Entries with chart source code

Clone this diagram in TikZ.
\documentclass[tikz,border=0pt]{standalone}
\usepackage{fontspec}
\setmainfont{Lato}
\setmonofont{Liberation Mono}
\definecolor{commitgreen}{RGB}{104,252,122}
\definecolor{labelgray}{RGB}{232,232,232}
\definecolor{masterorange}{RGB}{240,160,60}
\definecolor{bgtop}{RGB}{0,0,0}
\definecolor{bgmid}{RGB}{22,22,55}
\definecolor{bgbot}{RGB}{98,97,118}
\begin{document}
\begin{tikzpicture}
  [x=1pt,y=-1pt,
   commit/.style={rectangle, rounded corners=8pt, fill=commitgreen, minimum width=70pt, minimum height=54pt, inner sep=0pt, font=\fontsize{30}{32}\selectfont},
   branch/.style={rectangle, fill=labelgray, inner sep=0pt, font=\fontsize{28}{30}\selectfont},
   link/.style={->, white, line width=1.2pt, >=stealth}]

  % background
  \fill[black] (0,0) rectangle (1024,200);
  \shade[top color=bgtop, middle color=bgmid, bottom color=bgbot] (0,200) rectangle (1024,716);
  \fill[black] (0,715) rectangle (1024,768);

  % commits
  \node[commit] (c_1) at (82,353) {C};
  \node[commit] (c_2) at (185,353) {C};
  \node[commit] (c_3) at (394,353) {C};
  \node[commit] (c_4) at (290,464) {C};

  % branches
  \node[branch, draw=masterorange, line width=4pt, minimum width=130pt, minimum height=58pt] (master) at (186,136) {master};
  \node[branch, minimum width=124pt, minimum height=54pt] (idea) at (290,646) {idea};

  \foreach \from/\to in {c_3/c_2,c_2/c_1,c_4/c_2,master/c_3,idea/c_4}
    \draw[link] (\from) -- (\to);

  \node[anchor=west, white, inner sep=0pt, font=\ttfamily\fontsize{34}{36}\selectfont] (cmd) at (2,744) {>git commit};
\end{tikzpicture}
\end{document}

* * *

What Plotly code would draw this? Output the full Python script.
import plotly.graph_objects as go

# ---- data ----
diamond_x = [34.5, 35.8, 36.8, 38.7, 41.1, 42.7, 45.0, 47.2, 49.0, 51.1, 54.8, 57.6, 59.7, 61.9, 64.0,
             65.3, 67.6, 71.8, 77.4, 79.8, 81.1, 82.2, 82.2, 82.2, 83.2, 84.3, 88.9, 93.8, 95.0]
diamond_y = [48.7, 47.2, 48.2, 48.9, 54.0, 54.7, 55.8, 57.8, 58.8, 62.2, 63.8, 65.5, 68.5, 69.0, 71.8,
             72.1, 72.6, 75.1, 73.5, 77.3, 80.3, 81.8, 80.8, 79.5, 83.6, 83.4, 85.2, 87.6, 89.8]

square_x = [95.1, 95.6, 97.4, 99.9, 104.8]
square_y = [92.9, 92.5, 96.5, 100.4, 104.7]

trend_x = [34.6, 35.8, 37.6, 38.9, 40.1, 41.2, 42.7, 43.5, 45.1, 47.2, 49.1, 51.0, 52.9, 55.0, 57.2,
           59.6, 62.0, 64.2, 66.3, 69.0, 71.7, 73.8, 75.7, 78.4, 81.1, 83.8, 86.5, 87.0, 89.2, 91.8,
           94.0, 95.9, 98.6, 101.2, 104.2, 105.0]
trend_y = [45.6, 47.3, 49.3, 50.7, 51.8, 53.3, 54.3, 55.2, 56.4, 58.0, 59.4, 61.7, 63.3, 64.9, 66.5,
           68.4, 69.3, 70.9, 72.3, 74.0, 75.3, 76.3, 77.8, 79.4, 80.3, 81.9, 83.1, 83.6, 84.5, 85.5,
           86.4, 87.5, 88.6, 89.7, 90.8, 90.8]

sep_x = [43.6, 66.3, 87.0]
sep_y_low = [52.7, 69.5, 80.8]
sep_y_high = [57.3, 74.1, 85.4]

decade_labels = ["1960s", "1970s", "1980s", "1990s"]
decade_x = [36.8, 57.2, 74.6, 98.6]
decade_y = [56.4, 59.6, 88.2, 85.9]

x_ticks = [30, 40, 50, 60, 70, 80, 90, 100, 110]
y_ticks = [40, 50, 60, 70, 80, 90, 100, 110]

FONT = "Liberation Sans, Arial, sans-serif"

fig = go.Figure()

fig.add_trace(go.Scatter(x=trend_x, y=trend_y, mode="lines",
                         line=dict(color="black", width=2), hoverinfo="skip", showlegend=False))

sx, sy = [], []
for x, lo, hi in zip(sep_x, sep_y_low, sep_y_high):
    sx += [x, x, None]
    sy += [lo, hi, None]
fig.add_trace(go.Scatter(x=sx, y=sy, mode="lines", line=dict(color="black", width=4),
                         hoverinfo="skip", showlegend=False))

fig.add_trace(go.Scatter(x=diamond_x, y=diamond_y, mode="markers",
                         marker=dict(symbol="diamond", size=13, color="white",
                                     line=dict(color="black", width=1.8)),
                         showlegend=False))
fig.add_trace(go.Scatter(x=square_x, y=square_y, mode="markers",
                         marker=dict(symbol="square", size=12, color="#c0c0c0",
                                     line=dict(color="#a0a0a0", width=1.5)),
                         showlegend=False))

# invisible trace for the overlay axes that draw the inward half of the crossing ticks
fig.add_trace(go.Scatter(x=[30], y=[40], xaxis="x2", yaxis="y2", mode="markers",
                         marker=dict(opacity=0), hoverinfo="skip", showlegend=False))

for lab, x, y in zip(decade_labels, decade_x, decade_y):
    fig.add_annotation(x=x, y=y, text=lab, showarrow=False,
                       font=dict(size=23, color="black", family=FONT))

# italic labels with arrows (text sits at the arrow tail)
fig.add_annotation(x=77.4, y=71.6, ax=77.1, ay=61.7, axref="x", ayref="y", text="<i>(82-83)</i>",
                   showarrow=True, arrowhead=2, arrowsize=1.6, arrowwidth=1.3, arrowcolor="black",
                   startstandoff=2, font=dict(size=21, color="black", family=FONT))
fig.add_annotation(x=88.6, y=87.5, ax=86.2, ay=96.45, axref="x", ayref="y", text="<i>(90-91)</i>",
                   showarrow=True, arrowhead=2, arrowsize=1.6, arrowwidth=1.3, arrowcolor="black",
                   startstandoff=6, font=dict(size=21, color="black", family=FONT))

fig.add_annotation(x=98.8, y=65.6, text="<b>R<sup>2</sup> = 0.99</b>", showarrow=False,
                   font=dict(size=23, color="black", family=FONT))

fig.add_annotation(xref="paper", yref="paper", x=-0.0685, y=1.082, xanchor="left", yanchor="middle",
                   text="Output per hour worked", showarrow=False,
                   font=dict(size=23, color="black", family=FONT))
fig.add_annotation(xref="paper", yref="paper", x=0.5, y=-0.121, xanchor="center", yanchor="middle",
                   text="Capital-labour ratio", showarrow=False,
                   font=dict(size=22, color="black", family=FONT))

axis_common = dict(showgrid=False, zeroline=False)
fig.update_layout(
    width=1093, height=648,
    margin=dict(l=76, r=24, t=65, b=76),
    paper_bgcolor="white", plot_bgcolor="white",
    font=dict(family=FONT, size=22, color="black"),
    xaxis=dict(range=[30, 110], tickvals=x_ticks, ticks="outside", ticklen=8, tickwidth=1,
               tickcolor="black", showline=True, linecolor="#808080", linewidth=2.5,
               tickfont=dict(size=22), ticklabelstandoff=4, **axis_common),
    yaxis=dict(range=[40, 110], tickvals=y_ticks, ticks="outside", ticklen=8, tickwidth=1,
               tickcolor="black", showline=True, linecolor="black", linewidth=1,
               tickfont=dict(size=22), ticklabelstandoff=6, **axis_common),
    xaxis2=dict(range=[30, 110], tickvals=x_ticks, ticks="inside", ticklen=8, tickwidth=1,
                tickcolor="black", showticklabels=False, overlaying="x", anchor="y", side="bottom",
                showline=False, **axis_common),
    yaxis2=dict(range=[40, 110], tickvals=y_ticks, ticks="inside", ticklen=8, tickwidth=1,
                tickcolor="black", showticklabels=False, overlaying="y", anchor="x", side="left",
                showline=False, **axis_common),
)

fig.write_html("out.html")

GIVEN REQUEST :: Give back exactly the lines running from the line that contains "What Plotly code" through the line that contains "square_y = [92.9, 92.5, 96.5, 100.4, 104.7]", and nothing outside them.

RESPONSE TO THE TASK ::
What Plotly code would draw this? Output the full Python script.
import plotly.graph_objects as go

# ---- data ----
diamond_x = [34.5, 35.8, 36.8, 38.7, 41.1, 42.7, 45.0, 47.2, 49.0, 51.1, 54.8, 57.6, 59.7, 61.9, 64.0,
             65.3, 67.6, 71.8, 77.4, 79.8, 81.1, 82.2, 82.2, 82.2, 83.2, 84.3, 88.9, 93.8, 95.0]
diamond_y = [48.7, 47.2, 48.2, 48.9, 54.0, 54.7, 55.8, 57.8, 58.8, 62.2, 63.8, 65.5, 68.5, 69.0, 71.8,
             72.1, 72.6, 75.1, 73.5, 77.3, 80.3, 81.8, 80.8, 79.5, 83.6, 83.4, 85.2, 87.6, 89.8]

square_x = [95.1, 95.6, 97.4, 99.9, 104.8]
square_y = [92.9, 92.5, 96.5, 100.4, 104.7]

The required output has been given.